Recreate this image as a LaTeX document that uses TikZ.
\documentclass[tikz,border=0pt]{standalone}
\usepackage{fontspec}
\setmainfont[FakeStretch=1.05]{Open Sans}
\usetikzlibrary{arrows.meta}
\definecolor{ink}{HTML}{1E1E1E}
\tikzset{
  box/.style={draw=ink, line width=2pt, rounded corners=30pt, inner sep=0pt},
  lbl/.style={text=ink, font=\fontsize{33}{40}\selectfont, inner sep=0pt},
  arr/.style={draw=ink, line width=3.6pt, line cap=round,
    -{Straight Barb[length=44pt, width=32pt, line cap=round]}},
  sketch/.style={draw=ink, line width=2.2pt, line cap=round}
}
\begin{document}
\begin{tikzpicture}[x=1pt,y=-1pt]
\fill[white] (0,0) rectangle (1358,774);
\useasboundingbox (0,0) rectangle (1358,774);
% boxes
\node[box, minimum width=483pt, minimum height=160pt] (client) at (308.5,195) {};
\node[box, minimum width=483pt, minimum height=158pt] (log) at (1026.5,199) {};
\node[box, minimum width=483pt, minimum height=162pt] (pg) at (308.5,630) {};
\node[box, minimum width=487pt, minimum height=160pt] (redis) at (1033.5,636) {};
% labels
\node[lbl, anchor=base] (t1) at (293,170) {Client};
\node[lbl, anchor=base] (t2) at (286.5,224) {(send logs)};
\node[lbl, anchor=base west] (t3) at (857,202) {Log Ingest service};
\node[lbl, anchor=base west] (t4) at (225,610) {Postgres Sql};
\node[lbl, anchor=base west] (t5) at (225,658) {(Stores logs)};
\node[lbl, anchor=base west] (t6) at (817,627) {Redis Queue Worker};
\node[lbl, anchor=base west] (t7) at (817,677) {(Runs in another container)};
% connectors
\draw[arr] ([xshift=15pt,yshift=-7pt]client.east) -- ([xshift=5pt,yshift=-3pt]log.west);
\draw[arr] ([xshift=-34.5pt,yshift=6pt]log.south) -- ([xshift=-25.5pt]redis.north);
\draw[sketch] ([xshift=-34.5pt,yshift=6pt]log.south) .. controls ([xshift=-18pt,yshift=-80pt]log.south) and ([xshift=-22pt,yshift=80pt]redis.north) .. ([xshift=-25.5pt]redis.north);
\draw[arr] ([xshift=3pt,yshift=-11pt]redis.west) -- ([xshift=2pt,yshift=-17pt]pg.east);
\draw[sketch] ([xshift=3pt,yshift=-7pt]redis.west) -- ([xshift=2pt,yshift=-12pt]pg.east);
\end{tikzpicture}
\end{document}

**Direction**
Nothing should be left out: repeat all of the data exactly.

**Complete answer**
Recreate this image as a LaTeX document that uses TikZ.
\documentclass[tikz,border=0pt]{standalone}
\usepackage{fontspec}
\setmainfont[FakeStretch=1.05]{Open Sans}
\usetikzlibrary{arrows.meta}
\definecolor{ink}{HTML}{1E1E1E}
\tikzset{
  box/.style={draw=ink, line width=2pt, rounded corners=30pt, inner sep=0pt},
  lbl/.style={text=ink, font=\fontsize{33}{40}\selectfont, inner sep=0pt},
  arr/.style={draw=ink, line width=3.6pt, line cap=round,
    -{Straight Barb[length=44pt, width=32pt, line cap=round]}},
  sketch/.style={draw=ink, line width=2.2pt, line cap=round}
}
\begin{document}
\begin{tikzpicture}[x=1pt,y=-1pt]
\fill[white] (0,0) rectangle (1358,774);
\useasboundingbox (0,0) rectangle (1358,774);
% boxes
\node[box, minimum width=483pt, minimum height=160pt] (client) at (308.5,195) {};
\node[box, minimum width=483pt, minimum height=158pt] (log) at (1026.5,199) {};
\node[box, minimum width=483pt, minimum height=162pt] (pg) at (308.5,630) {};
\node[box, minimum width=487pt, minimum height=160pt] (redis) at (1033.5,636) {};
% labels
\node[lbl, anchor=base] (t1) at (293,170) {Client};
\node[lbl, anchor=base] (t2) at (286.5,224) {(send logs)};
\node[lbl, anchor=base west] (t3) at (857,202) {Log Ingest service};
\node[lbl, anchor=base west] (t4) at (225,610) {Postgres Sql};
\node[lbl, anchor=base west] (t5) at (225,658) {(Stores logs)};
\node[lbl, anchor=base west] (t6) at (817,627) {Redis Queue Worker};
\node[lbl, anchor=base west] (t7) at (817,677) {(Runs in another container)};
% connectors
\draw[arr] ([xshift=15pt,yshift=-7pt]client.east) -- ([xshift=5pt,yshift=-3pt]log.west);
\draw[arr] ([xshift=-34.5pt,yshift=6pt]log.south) -- ([xshift=-25.5pt]redis.north);
\draw[sketch] ([xshift=-34.5pt,yshift=6pt]log.south) .. controls ([xshift=-18pt,yshift=-80pt]log.south) and ([xshift=-22pt,yshift=80pt]redis.north) .. ([xshift=-25.5pt]redis.north);
\draw[arr] ([xshift=3pt,yshift=-11pt]redis.west) -- ([xshift=2pt,yshift=-17pt]pg.east);
\draw[sketch] ([xshift=3pt,yshift=-7pt]redis.west) -- ([xshift=2pt,yshift=-12pt]pg.east);
\end{tikzpicture}
\end{document}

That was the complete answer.